Exercise aim — Quote from the first line below through the line that contains "(sec) at (524,55);", both included, and leave the pictures out.

Provided data —
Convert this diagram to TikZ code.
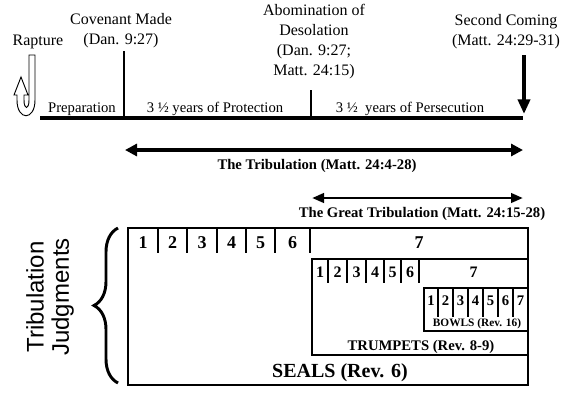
\documentclass[tikz,border=0pt]{standalone}
\usepackage{fontspec}
\setmainfont{Liberation Serif}
\newfontfamily\sansfam{Liberation Sans}
\usepackage{tikz}
\usetikzlibrary{calc}
\usetikzlibrary{arrows.meta}
\usetikzlibrary{decorations.pathreplacing}
\tikzset{>=latex}

\begin{document}
\begin{tikzpicture}[x=0.75pt,y=-0.75pt,
    event/.style={font=\fontsize{12}{15}\selectfont, align=center, inner sep=1pt, anchor=south},
    span/.style={font=\fontsize{11}{13}\selectfont, anchor=base, inner sep=0pt},
    title/.style={font=\fontsize{11}{13}\selectfont\bfseries, anchor=base, inner sep=0pt},
    num/.style={font=\bfseries, anchor=base, inner sep=0pt}]
    \useasboundingbox (0,0) rectangle (575,394);

    \coordinate (tlA) at (40,118);
    \coordinate (tlB) at (523,118);
    \coordinate (cov) at (124,118);
    \coordinate (abom) at (311,118);
    \coordinate (sec) at (524,55);

    \draw[line width=3pt] (tlA) -- (tlB);
    \draw[line width=2.2pt] (cov) -- ($(cov)+(0,-67)$);
    \draw[line width=2pt] (abom) -- ($(abom)+(0,-28)$);
    \draw[line width=3pt, -{Triangle[length=11pt,width=9pt]}] (sec) -- ($(sec)+(0,59)$);

    % rapture hook
    \draw[line width=0.7pt, fill=white] (29,55) -- (35,55) -- (35,100)
        .. controls (35,121) and (17,121) .. (17,100) -- (17,95) -- (14,95) -- (21,77)
        -- (28,95) -- (24,95) -- (24,100) .. controls (24,110) and (29,110) .. (29,100) -- cycle;

    % tribulation spans
    \coordinate (trA) at (125,150);
    \coordinate (trB) at (523,150);
    \coordinate (gtA) at (312,198);
    \coordinate (gtB) at (523,198);
    \draw[line width=3pt, {Triangle[length=9pt,width=9pt]}-{Triangle[length=9pt,width=9pt]}] (trA) -- (trB);
    \draw[line width=2.2pt, {Triangle[length=9pt,width=7pt]}-{Triangle[length=9pt,width=7pt]}] (gtA) -- (gtB);

    % judgment boxes
    \draw[line width=1.5pt] (128,228) rectangle (528,385);
    \draw[line width=1.5pt] (312,259) rectangle (528,355);
    \draw[line width=1.5pt] (424,288) rectangle (528,331);
    \foreach \x in {158,187,217,246,275,310}
        \draw[line width=1.5pt] (\x,228) -- (\x,253);
    \foreach \x in {328,347,366,384,401,419}
        \draw[line width=1.5pt] (\x,259) -- (\x,283);
    \foreach \x in {438,453,468,483,498,513}
        \draw[line width=1.5pt] (\x,288) -- (\x,317);

    \foreach \n/\x in {1/143,2/172.5,3/202,4/231.5,5/260.5,6/292.5,7/419}
        \node[num, font=\fontsize{13.5}{15}\selectfont\bfseries] (seal\n) at (\x,248) {\n};
    \foreach \n/\x in {1/320,2/337.5,3/356.5,4/375,5/392.5,6/410,7/473.5}
        \node[num, font=\fontsize{12}{14}\selectfont\bfseries] (trump\n) at (\x,277.5) {\n};
    \foreach \n/\x in {1/431,2/445.5,3/460.5,4/475.5,5/490.5,6/505.5,7/520.5}
        \node[num, font=\fontsize{11}{13}\selectfont\bfseries] (bowl\n) at (\x,305) {\n};

    \draw[line width=2.2pt, decorate, decoration={brace, amplitude=18pt}] (118,383) -- (118,228);

    % Labels
    \node[event] (rapture) at (38,51) {Rapture};
    \node[event] (covenant) at (121,49) {Covenant Made\\(Dan. 9:27)};
    \node[event] (abomination) at (314,81) {Abomination of\\Desolation\\(Dan. 9:27;\\Matt. 24:15)};
    \node[event] (second) at (506,51) {Second Coming\\(Matt. 24:29-31)};
    \node[span] (prep) at (82,112) {Preparation};
    \node[span] (protect) at (215,112) {3 ½ years of Protection};
    \node[span] (persec) at (410,112) {3 ½~ years of Persecution};
    \node[title] (trib) at (317,169) {The Tribulation (Matt. 24:4-28)};
    \node[title] (great) at (422,217) {The Great Tribulation (Matt. 24:15-28)};
    \node[num, font=\fontsize{15}{17}\selectfont\bfseries] (seals) at (340,377) {SEALS (Rev. 6)};
    \node[title] (trumpets) at (421,350) {TRUMPETS (Rev. 8-9)};
    \node[num, font=\fontsize{8.5}{10}\selectfont\bfseries] (bowls) at (477,326) {BOWLS (Rev. 16)};
    \node[rotate=90, align=center, inner sep=0pt, font=\sansfam\fontsize{18}{19}\selectfont] (judg) at (50,297) {Tribulation\\Judgments};
\end{tikzpicture}
\end{document}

Answer —
Convert this diagram to TikZ code.
\documentclass[tikz,border=0pt]{standalone}
\usepackage{fontspec}
\setmainfont{Liberation Serif}
\newfontfamily\sansfam{Liberation Sans}
\usepackage{tikz}
\usetikzlibrary{calc}
\usetikzlibrary{arrows.meta}
\usetikzlibrary{decorations.pathreplacing}
\tikzset{>=latex}

\begin{document}
\begin{tikzpicture}[x=0.75pt,y=-0.75pt,
    event/.style={font=\fontsize{12}{15}\selectfont, align=center, inner sep=1pt, anchor=south},
    span/.style={font=\fontsize{11}{13}\selectfont, anchor=base, inner sep=0pt},
    title/.style={font=\fontsize{11}{13}\selectfont\bfseries, anchor=base, inner sep=0pt},
    num/.style={font=\bfseries, anchor=base, inner sep=0pt}]
    \useasboundingbox (0,0) rectangle (575,394);

    \coordinate (tlA) at (40,118);
    \coordinate (tlB) at (523,118);
    \coordinate (cov) at (124,118);
    \coordinate (abom) at (311,118);
    \coordinate (sec) at (524,55);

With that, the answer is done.